Data:
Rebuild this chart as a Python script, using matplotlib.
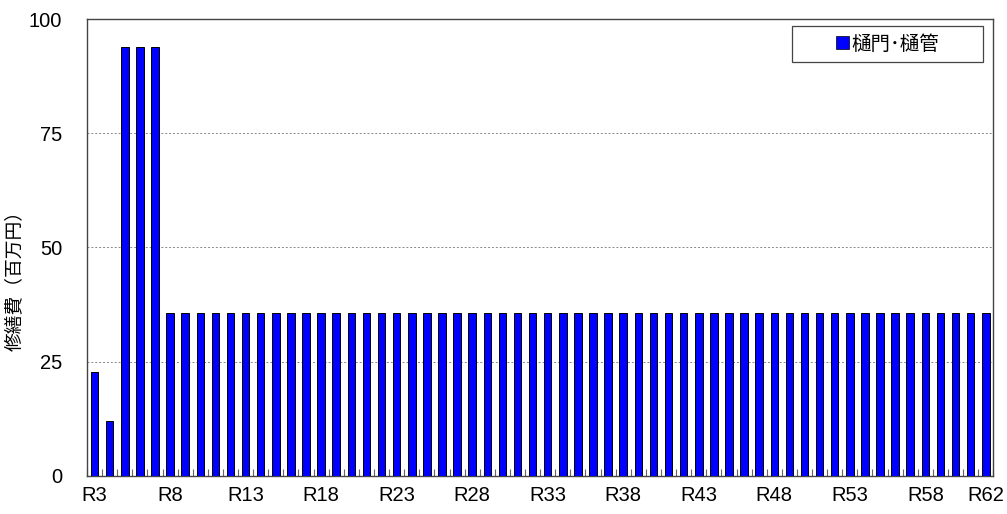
import numpy as np
import matplotlib.pyplot as plt
from matplotlib.patches import Rectangle

plt.rcParams['font.family'] = ['Noto Sans CJK JP', 'DejaVu Sans']

# 年度ラベル R3 ～ R62
years = ['R%d' % i for i in range(3, 63)]
# 修繕費（百万円）
costs = [22.7, 12.0, 93.9, 93.9, 93.9] + [35.6] * 55

shown_labels = ['R3', 'R8', 'R13', 'R18', 'R23', 'R28', 'R33', 'R38',
                'R43', 'R48', 'R53', 'R58', 'R62']

fig = plt.figure(figsize=(10.07, 5.14), dpi=100)
ax = fig.add_axes([0.0864, 0.074, 0.9, 0.889])

x = np.arange(len(years))
ax.bar(x, costs, width=0.5, color='#0000ff', edgecolor='#000000',
       linewidth=0.7, label='樋門･樋管', zorder=3)

ax.set_xlim(-0.5, len(years) - 0.5)
ax.set_ylim(0, 100)
ax.set_yticks([0, 25, 50, 75, 100])
ax.tick_params(axis='y', length=0, pad=18)
ax.yaxis.grid(True, linestyle=(0, (2, 2)), color='#888888', linewidth=0.7)

idx = [years.index(s) for s in shown_labels]
ax.set_xticks(idx)
ax.set_xticklabels(shown_labels)
ax.tick_params(axis='x', length=0, pad=7)
ax.set_xticks(np.arange(len(years) + 1) - 0.5, minor=True)
ax.tick_params(axis='x', which='minor', direction='in', length=5,
               color='#666666', width=0.8)
for lab in ax.get_xticklabels() + ax.get_yticklabels():
    lab.set_family('Liberation Sans')
    lab.set_fontsize(14.5)

for sp in ax.spines.values():
    sp.set_color('#444444')
    sp.set_linewidth(1.0)

ax.set_ylabel('修繕費（百万円）', fontsize=13.5)
ax.yaxis.set_label_coords(-0.0685, 0.437)

# 凡例の枠
ax.add_patch(Rectangle((0.778, 0.906), 0.211, 0.079, transform=ax.transAxes,
                       facecolor='white', edgecolor='#444444', linewidth=0.9,
                       zorder=4, clip_on=False))
leg = ax.legend(loc='center', bbox_to_anchor=(0.8834, 0.9454),
                fontsize=14, frameon=False,
                handlelength=0.65, handleheight=0.65, handletextpad=0.15,
                borderpad=0.0, borderaxespad=0.0)
leg.set_zorder(5)
for h in leg.legend_handles:
    h.set_linewidth(0.5)

plt.savefig('out.png', dpi=100)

Stated goal:
Quote, please, every line of the material above from its start through the line that has "ax.yaxis.set_label_coords(-0.0685, 0.437)", reproducing the words exactly and dropping any images.

Reply to the exercise:
Rebuild this chart as a Python script, using matplotlib.
import numpy as np
import matplotlib.pyplot as plt
from matplotlib.patches import Rectangle

plt.rcParams['font.family'] = ['Noto Sans CJK JP', 'DejaVu Sans']

# 年度ラベル R3 ～ R62
years = ['R%d' % i for i in range(3, 63)]
# 修繕費（百万円）
costs = [22.7, 12.0, 93.9, 93.9, 93.9] + [35.6] * 55

shown_labels = ['R3', 'R8', 'R13', 'R18', 'R23', 'R28', 'R33', 'R38',
                'R43', 'R48', 'R53', 'R58', 'R62']

fig = plt.figure(figsize=(10.07, 5.14), dpi=100)
ax = fig.add_axes([0.0864, 0.074, 0.9, 0.889])

x = np.arange(len(years))
ax.bar(x, costs, width=0.5, color='#0000ff', edgecolor='#000000',
       linewidth=0.7, label='樋門･樋管', zorder=3)

ax.set_xlim(-0.5, len(years) - 0.5)
ax.set_ylim(0, 100)
ax.set_yticks([0, 25, 50, 75, 100])
ax.tick_params(axis='y', length=0, pad=18)
ax.yaxis.grid(True, linestyle=(0, (2, 2)), color='#888888', linewidth=0.7)

idx = [years.index(s) for s in shown_labels]
ax.set_xticks(idx)
ax.set_xticklabels(shown_labels)
ax.tick_params(axis='x', length=0, pad=7)
ax.set_xticks(np.arange(len(years) + 1) - 0.5, minor=True)
ax.tick_params(axis='x', which='minor', direction='in', length=5,
               color='#666666', width=0.8)
for lab in ax.get_xticklabels() + ax.get_yticklabels():
    lab.set_family('Liberation Sans')
    lab.set_fontsize(14.5)

for sp in ax.spines.values():
    sp.set_color('#444444')
    sp.set_linewidth(1.0)

ax.set_ylabel('修繕費（百万円）', fontsize=13.5)
ax.yaxis.set_label_coords(-0.0685, 0.437)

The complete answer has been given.